11/10/11

Borlaug Institute South Asia to address food security

India will host Borlaug Institute South Asia to address food security. Copyright: David Dickson

Send to a friend

The details you provide on this page will not be used to send unsolicited email, and will not be sold to a 3rd party. See privacy policy.

[NEW DELHI] The Borlaug Institute for South Asia (BISA), named for the US-born agriculture scientist, will help meet rising food security challenges in developing countries by boosting research in wheat and maize.

The Indian Council of Agricultural Research (ICAR) and the International Maize and Wheat Improvement Centre (CIMMYT), Mexico, will work together to offer sophisticated crop research facilities at the new institute, spread over three locations in India.

The institute has been set up in honour of the 1970 Nobel Peace Prize winner and wheat expert Norman Borlaug (1914–2009) whose work on high-yielding, dwarf varieties of wheat helped trigger India’s ‘green revolution’ in the 1960s.

"It would not be an overstatement to say that Norman Borlaug is a household name in India," India’s minister for agriculture and food processing, Sharad Pawar, said at the launch of the institute last week (5 October).

CIMMYT director-general Thomas Lumpkin told SciDev.Net: "The coming green revolution in South Asia will look far more technical than it did in the 1960s, but the impetus for addressing food security is just as urgent."

"The challenge today," he said, "is to increase yields of staple crops in South Asia despite the fact that climate change, population growth, dietary changes, and natural resource degradation all pose enormous challenges to agriculture".

Lumpkin said BISA has been created to "address the challenges head on." He said providing food security was "a daunting task" and the region needed "a dedicated, world-class effort focused entirely on these problems."
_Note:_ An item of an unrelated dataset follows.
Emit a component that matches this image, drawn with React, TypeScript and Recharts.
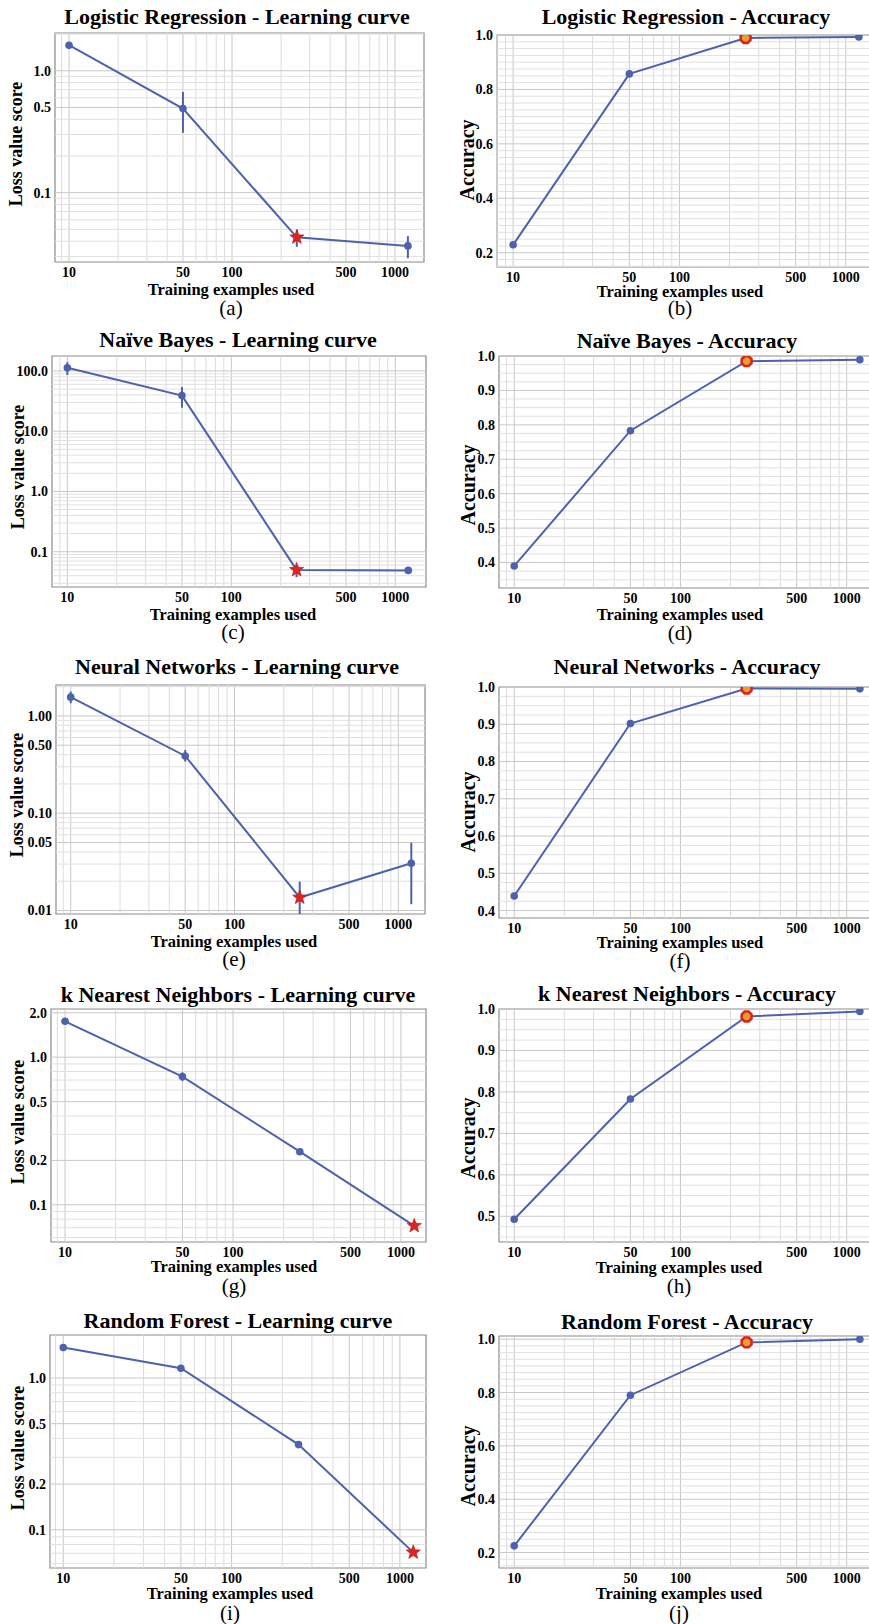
import React from 'react'
import { ComposedChart, Line, XAxis, YAxis, ErrorBar, ReferenceLine, ReferenceArea } from 'recharts'

// training set sizes shared by every panel
const trainingSizes = [10, 50, 250, 1200]
const xTicks = [10, 50, 100, 500, 1000]

// loss values (log axis); errors are [below, above]
const lrLoss = [1.62, 0.49, 0.043, 0.0366]
const lrLossErr = [[0, 0], [0.18, 0.18], [0.007, 0.007], [0.0076, 0.0074]]
const nbLoss = [113, 39, 0.05, 0.049]
const nbLossErr = [[27, 27], [14.4, 15], [0.012, 0.008], [0, 0]]
const nnLoss = [1.56, 0.388, 0.0136, 0.0306]
const nnLossErr = [[0.21, 0.22], [0.048, 0.059], [0.0044, 0.0062], [0.019, 0.019]]
const knnLoss = [1.75, 0.739, 0.229, 0.072]
const knnLossErr = [[0, 0], [0.05, 0.05], [0, 0], [0, 0]]
const rfLoss = [1.59, 1.16, 0.364, 0.071]
const rfLossErr = [[0, 0], [0, 0], [0, 0], [0, 0]]

// accuracy values
const lrAcc = [0.229, 0.857, 0.989, 0.993]
const nbAcc = [0.39, 0.783, 0.985, 0.989]
const nnAcc = [0.439, 0.902, 0.996, 0.995]
const knnAcc = [0.493, 0.783, 0.982, 0.994]
const rfAcc = [0.225, 0.79, 0.988, 1.0]

// tick labels
const lrLossTicks = [0.1, 0.5, 1.0]
const lrLossLabels = ['0.1', '0.5', '1.0']
const nbLossTicks = [0.1, 1, 10, 100]
const nbLossLabels = ['0.1', '1.0', '10.0', '100.0']
const nnLossTicks = [0.01, 0.05, 0.1, 0.5, 1]
const nnLossLabels = ['0.01', '0.05', '0.10', '0.50', '1.00']
const knnLossTicks = [0.1, 0.2, 0.5, 1, 2]
const knnLossLabels = ['0.1', '0.2', '0.5', '1.0', '2.0']
const rfLossTicks = [0.1, 0.2, 0.5, 1]
const rfLossLabels = ['0.1', '0.2', '0.5', '1.0']
const accTicksWide = [0.2, 0.4, 0.6, 0.8, 1.0]
const accTicksNarrow4 = [0.4, 0.5, 0.6, 0.7, 0.8, 0.9, 1.0]
const accTicksNarrow5 = [0.5, 0.6, 0.7, 0.8, 0.9, 1.0]

const BLUE = '#4d62ad'
const FONT = '"Liberation Serif", "Times New Roman", serif'
const YW = 50
const XH = 26
const M = 10

const logGrid = (lo: number, hi: number) => {
	const out: number[] = []
	for (let e = -3; e <= 3; e++) {
		for (let k = 1; k <= 9; k++) {
			const v = Number((k * Math.pow(10, e)).toPrecision(6))
			if (v >= lo && v <= hi) out.push(v)
		}
	}
	return out
}

const linGrid = (lo: number, hi: number) => {
	const out: number[] = []
	for (let i = 0; i <= 44; i++) {
		const v = Number((i * 0.025).toFixed(3))
		if (v >= lo && v <= hi) out.push(v)
	}
	return out
}

const Star = ({ cx, cy }: { cx: number; cy: number }) => {
	const pts = []
	for (let i = 0; i < 10; i++) {
		const a = ((-90 + i * 36) * Math.PI) / 180
		const r = i % 2 ? 3.2 : 7.5
		pts.push(`${cx + r * Math.cos(a)},${cy + r * Math.sin(a)}`)
	}
	return <polygon points={pts.join(' ')} fill="#e0231f" stroke="#b0181a" strokeWidth={0.6} />
}

const Hex = ({ cx, cy }: { cx: number; cy: number }) => {
	const pts = []
	for (let i = 0; i < 8; i++) {
		const a = ((22.5 + i * 45) * Math.PI) / 180
		pts.push(`${cx + 5.3 * Math.cos(a)},${cy + 5.3 * Math.sin(a)}`)
	}
	return <polygon points={pts.join(' ')} fill="#e8a02c" stroke="#d8261e" strokeWidth={2.6} />
}

type PanelProps = {
	title: string
	caption: string
	yLabel: string
	box: [number, number, number, number] // left, top, right, bottom
	xDomain: [number, number]
	yDomain: [number, number]
	log: boolean
	values: number[]
	errors?: number[][]
	best: number
	yTicks: number[]
	yLabels?: string[]
	titleXY: [number, number]
	xLabelXY: [number, number]
	captionY: number
	yLabelXY: [number, number]
	yLabelSize: number
}

const Panel = (p: PanelProps) => {
	const [l, t, r, b] = p.box
	const w = r - l + YW + M
	const h = b - t + M + XH
	const data = trainingSizes.map((x, i) => ({ x, y: p.values[i], err: p.errors ? p.errors[i] : [0, 0] }))
	const xGrid = logGrid(p.xDomain[0], p.xDomain[1])
	const yGrid = p.log ? logGrid(p.yDomain[0], p.yDomain[1]) : linGrid(p.yDomain[0], p.yDomain[1])
	const fmt = (v: number) => {
		if (p.yLabels) {
			const i = p.yTicks.indexOf(v)
			return i >= 0 ? p.yLabels[i] : ''
		}
		return v.toFixed(1)
	}
	const renderDot = (props: any) => {
		const { cx, cy, index } = props
		if (cx == null || cy == null) return <g key={`d${index}`} />
		if (index === p.best)
			return <g key={`d${index}`}>{p.log ? <Star cx={cx} cy={cy} /> : <Hex cx={cx} cy={cy} />}</g>
		return <circle key={`d${index}`} cx={cx} cy={cy} r={3.8} fill={BLUE} />
	}
	const text = (x: number, y: number, s: string, size: number, bold = true, rotate = false) => (
		<div
			style={{
				position: 'absolute',
				left: x,
				top: y,
				transform: `translate(-50%, -50%)${rotate ? ' rotate(-90deg)' : ''}`,
				fontSize: size,
				fontWeight: bold ? 'bold' : 'normal',
				lineHeight: 0.9,
				whiteSpace: 'nowrap',
				color: '#000',
			}}
		>
			{s}
		</div>
	)
	const tickStyle = { fontSize: 14, fontWeight: 'bold', fill: '#000', fontFamily: FONT }

	return (
		<>
			<div style={{ position: 'absolute', left: l - YW, top: t - M, width: w, height: h }}>
				<ComposedChart width={w} height={h} data={data} margin={{ top: M, right: M, left: 0, bottom: 0 }}>
					<XAxis
						dataKey="x"
						type="number"
						scale="log"
						domain={p.xDomain}
						allowDataOverflow
						ticks={xTicks}
						height={XH}
						tickLine={false}
						axisLine={false}
						tickSize={0}
						tickMargin={5}
						tick={tickStyle}
						interval={0}
					/>
					<YAxis
						type="number"
						scale={p.log ? 'log' : 'linear'}
						domain={p.yDomain}
						allowDataOverflow
						ticks={p.yTicks}
						tickFormatter={fmt}
						width={YW}
						tickLine={false}
						axisLine={false}
						tickSize={0}
						tickMargin={4}
						tick={tickStyle}
						interval={0}
					/>
					{xGrid.map((v) => (
						<ReferenceLine
							key={`gx${v}`}
							x={v}
							stroke={xTicks.includes(v) ? '#c8c8c8' : '#dcdcdc'}
							strokeWidth={1}
						/>
					))}
					{yGrid.map((v) => (
						<ReferenceLine
							key={`gy${v}`}
							y={v}
							stroke={p.yTicks.includes(v) ? '#c8c8c8' : '#e0e0e0'}
							strokeWidth={1}
						/>
					))}
					<ReferenceArea
						x1={p.xDomain[0]}
						x2={p.xDomain[1]}
						y1={p.yDomain[0]}
						y2={p.yDomain[1]}
						fill="none"
						stroke="#8a8a8a"
						strokeWidth={1.2}
					/>
					<Line
						dataKey="y"
						stroke={BLUE}
						strokeWidth={2}
						dot={renderDot}
						activeDot={false}
						isAnimationActive={false}
					>
						{p.errors && (
							<ErrorBar dataKey="err" width={0} stroke={BLUE} strokeWidth={2} direction="y" isAnimationActive={false} />
						)}
					</Line>
				</ComposedChart>
			</div>
			{text(p.titleXY[0], p.titleXY[1], p.title, 22)}
			{text(p.xLabelXY[0], p.xLabelXY[1] + 1, 'Training examples used', 16.5)}
			{text(p.xLabelXY[0], p.captionY, p.caption, 21, false)}
			{text(p.yLabelXY[0], p.yLabelXY[1], p.yLabel, p.yLabelSize, true, true)}
		</>
	)
}

const RIGHT_X: [number, number] = [8.1, 1480]

export default function App() {
	return (
		<div
			style={{
				position: 'absolute',
				left: 0,
				top: 0,
				width: 869,
				height: 1624,
				overflow: 'hidden',
				background: '#fff',
				fontFamily: FONT,
			}}
		>
			<Panel
				title="Logistic Regression - Learning curve"
				caption="(a)"
				yLabel="Loss value score"
				box={[55, 33, 424, 262]}
				xDomain={[8.2, 1507]}
				yDomain={[0.027, 2.04]}
				log
				values={lrLoss}
				errors={lrLossErr}
				best={2}
				yTicks={lrLossTicks}
				yLabels={lrLossLabels}
				titleXY={[237, 17]}
				xLabelXY={[231, 289]}
				captionY={308}
				yLabelXY={[16, 144]}
				yLabelSize={18}
			/>
			<Panel
				title="Logistic Regression - Accuracy"
				caption="(b)"
				yLabel="Accuracy"
				box={[497, 35, 875, 267]}
				xDomain={[8.0, 1500]}
				yDomain={[0.1475, 1.0]}
				log={false}
				values={lrAcc}
				best={2}
				yTicks={accTicksWide}
				titleXY={[686, 17]}
				xLabelXY={[680, 291]}
				captionY={308}
				yLabelXY={[467, 160]}
				yLabelSize={20}
			/>
			<Panel
				title="Naïve Bayes - Learning curve"
				caption="(c)"
				yLabel="Loss value score"
				box={[52, 356, 426, 587]}
				xDomain={[8.06, 1539]}
				yDomain={[0.026, 177]}
				log
				values={nbLoss}
				errors={nbLossErr}
				best={2}
				yTicks={nbLossTicks}
				yLabels={nbLossLabels}
				titleXY={[238, 340]}
				xLabelXY={[233, 614]}
				captionY={632}
				yLabelXY={[18, 467]}
				yLabelSize={18}
			/>
			<Panel
				title="Naïve Bayes - Accuracy"
				caption="(d)"
				yLabel="Accuracy"
				box={[499, 356, 875, 588]}
				xDomain={RIGHT_X}
				yDomain={[0.326, 1.0]}
				log={false}
				values={nbAcc}
				best={2}
				yTicks={accTicksNarrow4}
				titleXY={[687, 341]}
				xLabelXY={[680, 614]}
				captionY={633}
				yLabelXY={[468, 485]}
				yLabelSize={20}
			/>
			<Panel
				title="Neural Networks - Learning curve"
				caption="(e)"
				yLabel="Loss value score"
				box={[56, 685, 425, 914]}
				xDomain={[8.13, 1455]}
				yDomain={[0.0092, 2.08]}
				log
				values={nnLoss}
				errors={nnLossErr}
				best={2}
				yTicks={nnLossTicks}
				yLabels={nnLossLabels}
				titleXY={[237, 667]}
				xLabelXY={[234, 941]}
				captionY={959}
				yLabelXY={[17, 795]}
				yLabelSize={18}
			/>
			<Panel
				title="Neural Networks - Accuracy"
				caption="(f)"
				yLabel="Accuracy"
				box={[499, 687, 875, 918]}
				xDomain={RIGHT_X}
				yDomain={[0.38, 1.0]}
				log={false}
				values={nnAcc}
				best={2}
				yTicks={accTicksNarrow4}
				titleXY={[687, 667]}
				xLabelXY={[680, 942]}
				captionY={961}
				yLabelXY={[468, 812]}
				yLabelSize={20}
			/>
			<Panel
				title="k Nearest Neighbors - Learning curve"
				caption="(g)"
				yLabel="Loss value score"
				box={[51, 1009, 426, 1242]}
				xDomain={[8.25, 1410]}
				yDomain={[0.056, 2.12]}
				log
				values={knnLoss}
				errors={knnLossErr}
				best={3}
				yTicks={knnLossTicks}
				yLabels={knnLossLabels}
				titleXY={[238, 995]}
				xLabelXY={[234, 1266]}
				captionY={1286}
				yLabelXY={[18, 1122]}
				yLabelSize={18}
			/>
			<Panel
				title="k Nearest Neighbors - Accuracy"
				caption="(h)"
				yLabel="Accuracy"
				box={[499, 1009, 875, 1242]}
				xDomain={RIGHT_X}
				yDomain={[0.438, 1.0]}
				log={false}
				values={knnAcc}
				best={2}
				yTicks={accTicksNarrow5}
				titleXY={[687, 994]}
				xLabelXY={[679, 1267]}
				captionY={1286}
				yLabelXY={[468, 1138]}
				yLabelSize={20}
			/>
			<Panel
				title="Random Forest - Learning curve"
				caption="(i)"
				yLabel="Loss value score"
				box={[50, 1335, 426, 1568]}
				xDomain={[8.34, 1429]}
				yDomain={[0.056, 1.92]}
				log
				values={rfLoss}
				errors={rfLossErr}
				best={3}
				yTicks={rfLossTicks}
				yLabels={rfLossLabels}
				titleXY={[238, 1321]}
				xLabelXY={[230, 1593]}
				captionY={1613}
				yLabelXY={[18, 1448]}
				yLabelSize={18}
			/>
			<Panel
				title="Random Forest - Accuracy"
				caption="(j)"
				yLabel="Accuracy"
				box={[499, 1336, 875, 1568]}
				xDomain={RIGHT_X}
				yDomain={[0.142, 1.012]}
				log={false}
				values={rfAcc}
				best={2}
				yTicks={accTicksWide}
				titleXY={[687, 1322]}
				xLabelXY={[679, 1593]}
				captionY={1613}
				yLabelXY={[468, 1466]}
				yLabelSize={20}
			/>
		</div>
	)
}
Critical areas of wheat and maize research that BISA would focus on include genomics and conservation technologies such as location specific seed-fertiliser placement and supplemental irrigation systems.

BISA will also look at support tools like farmer specific mobile phone advice and provide information on farming practices, market and weather databases and integrating software.   

At the launch, CIMMYT and ICAR signed an agreement to set up centres under BISA in the states of Punjab in north India, Bihar in eastern India, and Madhya Pradesh in central India.

"Each of the states comprises varied agro-ecological zones, allowing testing of diverse maize and wheat varieties and cropping practices suited to the equally varied environments of South Asia," a CIMMYT release said.

Punjab and adjacent Haryana state — together considered India’s wheat bowl — were at the forefront of the green revolution that boosted wheat yields using high-yielding dwarf varieties and intensive application of irrigation and fertilisers.